> Exercise prompt: Retype the opening lines of the data exactly, stopping after the line that contains "roc_diag = [0.0, 1.0]". Skip every picture.

> Dataset excerpt:
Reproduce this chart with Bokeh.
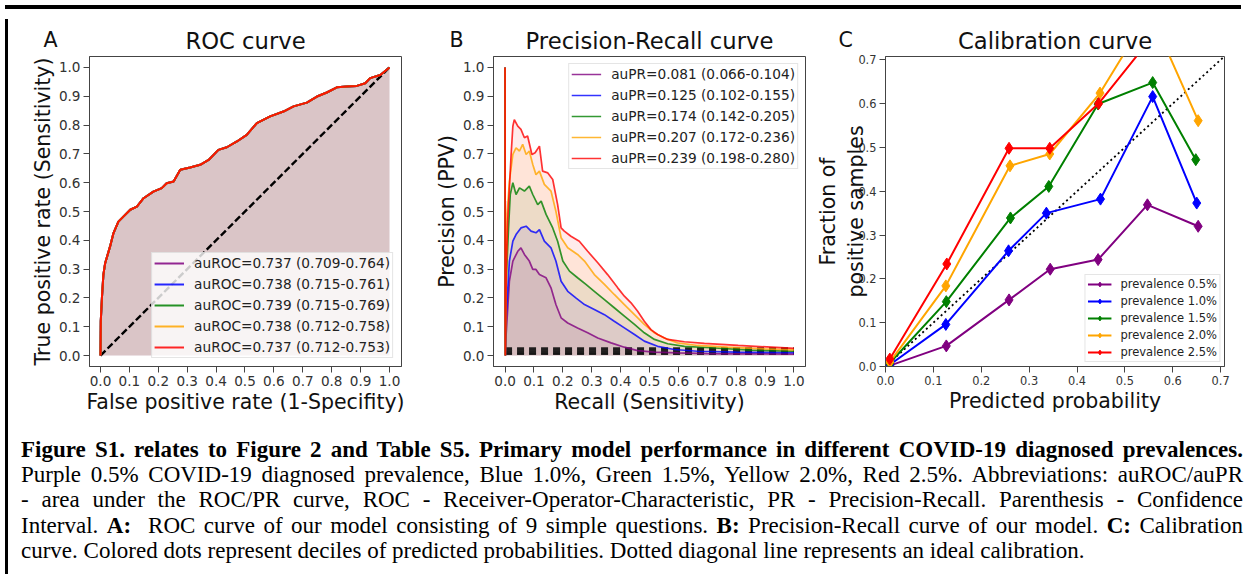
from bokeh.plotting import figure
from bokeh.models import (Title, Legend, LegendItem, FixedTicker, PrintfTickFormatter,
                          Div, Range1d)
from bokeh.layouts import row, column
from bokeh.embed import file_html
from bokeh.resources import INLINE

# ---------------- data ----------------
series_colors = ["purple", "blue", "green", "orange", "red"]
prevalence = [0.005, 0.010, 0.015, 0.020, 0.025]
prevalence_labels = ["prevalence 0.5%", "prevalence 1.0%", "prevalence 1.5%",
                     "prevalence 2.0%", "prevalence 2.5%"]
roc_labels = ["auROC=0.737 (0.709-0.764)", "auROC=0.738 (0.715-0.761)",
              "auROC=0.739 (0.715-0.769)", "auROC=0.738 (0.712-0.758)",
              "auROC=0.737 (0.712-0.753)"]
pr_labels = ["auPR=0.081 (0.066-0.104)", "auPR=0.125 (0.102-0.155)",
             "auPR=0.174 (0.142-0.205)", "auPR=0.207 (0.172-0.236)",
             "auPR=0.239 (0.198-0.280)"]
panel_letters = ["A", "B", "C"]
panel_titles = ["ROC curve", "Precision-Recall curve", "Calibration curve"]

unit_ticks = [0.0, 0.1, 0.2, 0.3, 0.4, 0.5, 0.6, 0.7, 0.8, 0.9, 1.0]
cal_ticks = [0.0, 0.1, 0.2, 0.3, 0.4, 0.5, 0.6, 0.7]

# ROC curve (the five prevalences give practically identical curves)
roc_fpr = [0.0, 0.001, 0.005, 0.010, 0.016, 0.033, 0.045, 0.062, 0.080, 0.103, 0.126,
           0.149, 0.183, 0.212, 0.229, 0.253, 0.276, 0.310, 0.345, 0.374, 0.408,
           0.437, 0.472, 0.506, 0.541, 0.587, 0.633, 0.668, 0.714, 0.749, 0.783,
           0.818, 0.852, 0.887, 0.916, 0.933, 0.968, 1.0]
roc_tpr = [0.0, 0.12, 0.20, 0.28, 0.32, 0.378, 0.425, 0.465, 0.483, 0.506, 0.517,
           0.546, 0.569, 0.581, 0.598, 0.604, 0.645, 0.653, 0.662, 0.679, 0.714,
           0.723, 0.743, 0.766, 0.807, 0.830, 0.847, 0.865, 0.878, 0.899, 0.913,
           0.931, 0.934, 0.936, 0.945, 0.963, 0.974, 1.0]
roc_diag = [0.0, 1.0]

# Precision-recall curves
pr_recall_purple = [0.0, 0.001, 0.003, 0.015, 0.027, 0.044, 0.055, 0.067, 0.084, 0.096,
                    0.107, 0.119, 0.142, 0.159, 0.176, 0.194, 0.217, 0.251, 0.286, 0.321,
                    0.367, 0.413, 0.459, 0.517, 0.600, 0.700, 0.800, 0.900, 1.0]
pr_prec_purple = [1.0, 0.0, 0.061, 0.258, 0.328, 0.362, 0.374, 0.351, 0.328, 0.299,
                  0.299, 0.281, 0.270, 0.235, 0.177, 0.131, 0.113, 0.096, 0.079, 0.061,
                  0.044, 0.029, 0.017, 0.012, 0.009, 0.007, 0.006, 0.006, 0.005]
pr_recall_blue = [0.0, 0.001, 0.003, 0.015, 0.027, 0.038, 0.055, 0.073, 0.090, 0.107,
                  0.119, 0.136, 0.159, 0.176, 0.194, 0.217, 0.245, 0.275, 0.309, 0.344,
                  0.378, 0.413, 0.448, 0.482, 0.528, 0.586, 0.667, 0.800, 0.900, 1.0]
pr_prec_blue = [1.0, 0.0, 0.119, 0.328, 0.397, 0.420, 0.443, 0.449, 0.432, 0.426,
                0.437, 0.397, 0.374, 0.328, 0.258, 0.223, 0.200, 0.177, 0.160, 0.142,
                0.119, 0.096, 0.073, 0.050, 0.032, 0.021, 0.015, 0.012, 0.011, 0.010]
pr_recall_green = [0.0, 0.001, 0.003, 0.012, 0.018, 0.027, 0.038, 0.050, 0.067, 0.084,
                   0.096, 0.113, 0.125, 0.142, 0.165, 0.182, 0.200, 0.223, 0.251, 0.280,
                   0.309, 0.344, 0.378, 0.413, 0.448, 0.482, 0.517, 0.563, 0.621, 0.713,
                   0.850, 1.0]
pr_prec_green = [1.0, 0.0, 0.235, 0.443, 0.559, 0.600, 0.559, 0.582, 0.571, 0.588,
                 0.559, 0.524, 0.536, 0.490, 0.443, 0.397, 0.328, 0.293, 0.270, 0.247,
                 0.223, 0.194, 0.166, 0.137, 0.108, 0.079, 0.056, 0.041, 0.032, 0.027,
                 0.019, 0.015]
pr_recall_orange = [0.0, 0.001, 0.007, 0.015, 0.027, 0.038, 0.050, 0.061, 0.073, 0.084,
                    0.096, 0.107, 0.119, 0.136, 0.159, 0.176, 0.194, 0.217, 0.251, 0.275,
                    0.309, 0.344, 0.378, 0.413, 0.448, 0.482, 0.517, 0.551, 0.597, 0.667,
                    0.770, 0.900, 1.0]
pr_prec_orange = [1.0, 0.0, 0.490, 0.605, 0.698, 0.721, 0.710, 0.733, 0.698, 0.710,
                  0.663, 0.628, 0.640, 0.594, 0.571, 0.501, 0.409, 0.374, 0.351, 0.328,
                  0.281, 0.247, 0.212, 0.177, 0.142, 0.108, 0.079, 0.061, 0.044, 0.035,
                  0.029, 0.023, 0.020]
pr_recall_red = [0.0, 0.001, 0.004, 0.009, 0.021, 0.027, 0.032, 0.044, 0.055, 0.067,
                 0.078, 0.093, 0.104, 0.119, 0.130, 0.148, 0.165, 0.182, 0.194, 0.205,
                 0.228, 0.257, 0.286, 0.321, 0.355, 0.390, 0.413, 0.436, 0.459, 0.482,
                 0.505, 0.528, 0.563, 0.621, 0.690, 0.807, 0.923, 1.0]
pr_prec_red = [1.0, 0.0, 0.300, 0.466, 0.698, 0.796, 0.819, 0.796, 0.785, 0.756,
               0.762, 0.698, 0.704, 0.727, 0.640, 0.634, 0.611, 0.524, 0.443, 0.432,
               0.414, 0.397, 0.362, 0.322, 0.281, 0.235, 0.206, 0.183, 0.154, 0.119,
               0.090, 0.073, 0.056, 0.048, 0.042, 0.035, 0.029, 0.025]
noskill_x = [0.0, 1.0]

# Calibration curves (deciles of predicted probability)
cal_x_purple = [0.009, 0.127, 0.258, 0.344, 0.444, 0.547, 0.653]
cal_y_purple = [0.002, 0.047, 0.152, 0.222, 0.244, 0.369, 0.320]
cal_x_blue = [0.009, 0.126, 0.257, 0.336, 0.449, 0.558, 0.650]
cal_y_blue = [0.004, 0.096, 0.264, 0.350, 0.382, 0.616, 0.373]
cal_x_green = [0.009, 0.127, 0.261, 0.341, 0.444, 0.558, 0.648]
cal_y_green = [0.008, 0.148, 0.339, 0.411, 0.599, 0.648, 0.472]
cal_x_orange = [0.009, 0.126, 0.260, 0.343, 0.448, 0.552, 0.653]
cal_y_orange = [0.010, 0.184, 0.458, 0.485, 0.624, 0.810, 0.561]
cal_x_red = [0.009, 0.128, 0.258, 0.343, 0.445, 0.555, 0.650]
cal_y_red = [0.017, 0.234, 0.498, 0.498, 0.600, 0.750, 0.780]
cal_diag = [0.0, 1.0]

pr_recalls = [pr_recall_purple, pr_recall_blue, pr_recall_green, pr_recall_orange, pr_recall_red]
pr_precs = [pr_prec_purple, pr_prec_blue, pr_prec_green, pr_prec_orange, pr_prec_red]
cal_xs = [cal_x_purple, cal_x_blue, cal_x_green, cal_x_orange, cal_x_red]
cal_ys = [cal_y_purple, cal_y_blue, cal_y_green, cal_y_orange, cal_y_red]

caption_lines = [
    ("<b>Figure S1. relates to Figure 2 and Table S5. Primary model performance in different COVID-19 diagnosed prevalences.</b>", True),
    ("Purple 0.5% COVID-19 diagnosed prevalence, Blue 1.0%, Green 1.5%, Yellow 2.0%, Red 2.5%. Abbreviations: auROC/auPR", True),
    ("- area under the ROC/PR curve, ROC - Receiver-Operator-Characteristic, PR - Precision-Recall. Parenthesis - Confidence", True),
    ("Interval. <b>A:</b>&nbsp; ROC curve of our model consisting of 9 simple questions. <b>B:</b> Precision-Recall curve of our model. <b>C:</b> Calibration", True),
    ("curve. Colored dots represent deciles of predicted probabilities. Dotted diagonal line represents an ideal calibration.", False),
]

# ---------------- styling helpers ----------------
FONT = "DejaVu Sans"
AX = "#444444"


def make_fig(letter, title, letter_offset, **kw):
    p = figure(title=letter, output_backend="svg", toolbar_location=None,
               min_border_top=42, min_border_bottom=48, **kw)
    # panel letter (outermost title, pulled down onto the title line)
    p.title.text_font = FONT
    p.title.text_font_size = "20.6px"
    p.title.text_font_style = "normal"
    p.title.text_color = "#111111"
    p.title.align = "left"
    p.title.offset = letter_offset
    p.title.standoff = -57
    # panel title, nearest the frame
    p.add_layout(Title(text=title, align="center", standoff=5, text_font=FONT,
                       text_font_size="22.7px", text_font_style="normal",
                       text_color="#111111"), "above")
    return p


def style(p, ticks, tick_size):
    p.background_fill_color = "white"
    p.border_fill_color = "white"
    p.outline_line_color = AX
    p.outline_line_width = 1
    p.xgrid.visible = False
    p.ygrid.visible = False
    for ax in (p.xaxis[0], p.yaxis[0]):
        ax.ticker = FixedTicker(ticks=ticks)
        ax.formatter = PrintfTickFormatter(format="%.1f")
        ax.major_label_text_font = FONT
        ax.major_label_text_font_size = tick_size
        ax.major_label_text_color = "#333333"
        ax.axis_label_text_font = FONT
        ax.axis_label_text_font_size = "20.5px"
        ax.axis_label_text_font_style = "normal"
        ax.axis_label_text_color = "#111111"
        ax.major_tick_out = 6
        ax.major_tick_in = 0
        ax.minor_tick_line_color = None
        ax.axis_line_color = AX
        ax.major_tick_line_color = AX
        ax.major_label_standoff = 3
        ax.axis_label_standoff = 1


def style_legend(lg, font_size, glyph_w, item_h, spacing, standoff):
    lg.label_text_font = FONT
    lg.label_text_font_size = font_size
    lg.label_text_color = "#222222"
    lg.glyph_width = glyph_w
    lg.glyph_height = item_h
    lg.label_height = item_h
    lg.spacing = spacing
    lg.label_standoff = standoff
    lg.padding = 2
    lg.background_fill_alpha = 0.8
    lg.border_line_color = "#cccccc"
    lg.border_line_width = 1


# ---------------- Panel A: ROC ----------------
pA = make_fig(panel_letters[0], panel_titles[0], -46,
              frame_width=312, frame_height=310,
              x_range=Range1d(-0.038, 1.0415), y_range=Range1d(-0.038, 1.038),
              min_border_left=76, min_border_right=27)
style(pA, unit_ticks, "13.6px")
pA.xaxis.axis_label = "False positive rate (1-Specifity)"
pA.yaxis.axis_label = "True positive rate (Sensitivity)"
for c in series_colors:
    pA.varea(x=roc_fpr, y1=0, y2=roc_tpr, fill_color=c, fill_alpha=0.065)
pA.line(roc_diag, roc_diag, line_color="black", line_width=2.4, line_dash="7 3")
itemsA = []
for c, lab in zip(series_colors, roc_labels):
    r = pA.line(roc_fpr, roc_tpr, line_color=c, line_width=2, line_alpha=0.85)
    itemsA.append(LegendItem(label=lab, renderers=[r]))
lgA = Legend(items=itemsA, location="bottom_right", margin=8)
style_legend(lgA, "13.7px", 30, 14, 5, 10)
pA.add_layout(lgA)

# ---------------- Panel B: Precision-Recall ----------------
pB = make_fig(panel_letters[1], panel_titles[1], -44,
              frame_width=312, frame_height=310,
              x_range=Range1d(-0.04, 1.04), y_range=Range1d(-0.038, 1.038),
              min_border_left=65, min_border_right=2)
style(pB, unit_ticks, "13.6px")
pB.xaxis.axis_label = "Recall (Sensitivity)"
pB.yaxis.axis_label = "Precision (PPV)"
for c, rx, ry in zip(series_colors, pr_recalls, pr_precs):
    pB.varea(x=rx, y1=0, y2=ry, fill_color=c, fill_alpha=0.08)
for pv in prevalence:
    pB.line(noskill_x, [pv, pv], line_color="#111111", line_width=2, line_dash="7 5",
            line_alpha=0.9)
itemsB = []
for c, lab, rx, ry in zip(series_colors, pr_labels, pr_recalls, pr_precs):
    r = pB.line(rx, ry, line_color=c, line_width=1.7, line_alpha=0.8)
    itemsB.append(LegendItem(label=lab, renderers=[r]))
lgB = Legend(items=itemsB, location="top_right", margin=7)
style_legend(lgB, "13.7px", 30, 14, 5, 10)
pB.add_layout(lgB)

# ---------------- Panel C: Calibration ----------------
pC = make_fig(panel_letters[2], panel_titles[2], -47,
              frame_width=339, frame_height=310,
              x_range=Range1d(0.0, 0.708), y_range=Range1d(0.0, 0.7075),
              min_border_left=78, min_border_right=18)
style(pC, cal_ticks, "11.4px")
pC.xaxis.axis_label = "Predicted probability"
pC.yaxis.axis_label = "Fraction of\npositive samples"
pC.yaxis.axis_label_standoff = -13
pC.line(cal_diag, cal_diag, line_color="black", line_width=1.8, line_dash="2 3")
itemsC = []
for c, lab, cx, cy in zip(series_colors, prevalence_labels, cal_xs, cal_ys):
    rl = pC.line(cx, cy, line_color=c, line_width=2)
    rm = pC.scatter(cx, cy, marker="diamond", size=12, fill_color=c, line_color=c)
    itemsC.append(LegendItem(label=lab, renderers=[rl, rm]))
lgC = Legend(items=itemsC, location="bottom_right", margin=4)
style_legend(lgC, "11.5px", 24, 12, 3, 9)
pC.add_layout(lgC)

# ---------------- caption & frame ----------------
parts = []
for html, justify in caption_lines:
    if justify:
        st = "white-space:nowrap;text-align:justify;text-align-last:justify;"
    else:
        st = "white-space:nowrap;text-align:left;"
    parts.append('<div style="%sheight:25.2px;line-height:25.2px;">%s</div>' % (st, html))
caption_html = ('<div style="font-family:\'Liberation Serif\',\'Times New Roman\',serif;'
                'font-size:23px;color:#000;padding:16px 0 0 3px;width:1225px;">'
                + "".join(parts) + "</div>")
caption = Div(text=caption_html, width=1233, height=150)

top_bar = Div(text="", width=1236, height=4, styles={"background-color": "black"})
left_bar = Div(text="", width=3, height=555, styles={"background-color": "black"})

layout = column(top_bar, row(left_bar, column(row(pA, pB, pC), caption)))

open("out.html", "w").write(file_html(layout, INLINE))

> Completed exercise:
Reproduce this chart with Bokeh.
from bokeh.plotting import figure
from bokeh.models import (Title, Legend, LegendItem, FixedTicker, PrintfTickFormatter,
                          Div, Range1d)
from bokeh.layouts import row, column
from bokeh.embed import file_html
from bokeh.resources import INLINE

# ---------------- data ----------------
series_colors = ["purple", "blue", "green", "orange", "red"]
prevalence = [0.005, 0.010, 0.015, 0.020, 0.025]
prevalence_labels = ["prevalence 0.5%", "prevalence 1.0%", "prevalence 1.5%",
                     "prevalence 2.0%", "prevalence 2.5%"]
roc_labels = ["auROC=0.737 (0.709-0.764)", "auROC=0.738 (0.715-0.761)",
              "auROC=0.739 (0.715-0.769)", "auROC=0.738 (0.712-0.758)",
              "auROC=0.737 (0.712-0.753)"]
pr_labels = ["auPR=0.081 (0.066-0.104)", "auPR=0.125 (0.102-0.155)",
             "auPR=0.174 (0.142-0.205)", "auPR=0.207 (0.172-0.236)",
             "auPR=0.239 (0.198-0.280)"]
panel_letters = ["A", "B", "C"]
panel_titles = ["ROC curve", "Precision-Recall curve", "Calibration curve"]

unit_ticks = [0.0, 0.1, 0.2, 0.3, 0.4, 0.5, 0.6, 0.7, 0.8, 0.9, 1.0]
cal_ticks = [0.0, 0.1, 0.2, 0.3, 0.4, 0.5, 0.6, 0.7]

# ROC curve (the five prevalences give practically identical curves)
roc_fpr = [0.0, 0.001, 0.005, 0.010, 0.016, 0.033, 0.045, 0.062, 0.080, 0.103, 0.126,
           0.149, 0.183, 0.212, 0.229, 0.253, 0.276, 0.310, 0.345, 0.374, 0.408,
           0.437, 0.472, 0.506, 0.541, 0.587, 0.633, 0.668, 0.714, 0.749, 0.783,
           0.818, 0.852, 0.887, 0.916, 0.933, 0.968, 1.0]
roc_tpr = [0.0, 0.12, 0.20, 0.28, 0.32, 0.378, 0.425, 0.465, 0.483, 0.506, 0.517,
           0.546, 0.569, 0.581, 0.598, 0.604, 0.645, 0.653, 0.662, 0.679, 0.714,
           0.723, 0.743, 0.766, 0.807, 0.830, 0.847, 0.865, 0.878, 0.899, 0.913,
           0.931, 0.934, 0.936, 0.945, 0.963, 0.974, 1.0]
roc_diag = [0.0, 1.0]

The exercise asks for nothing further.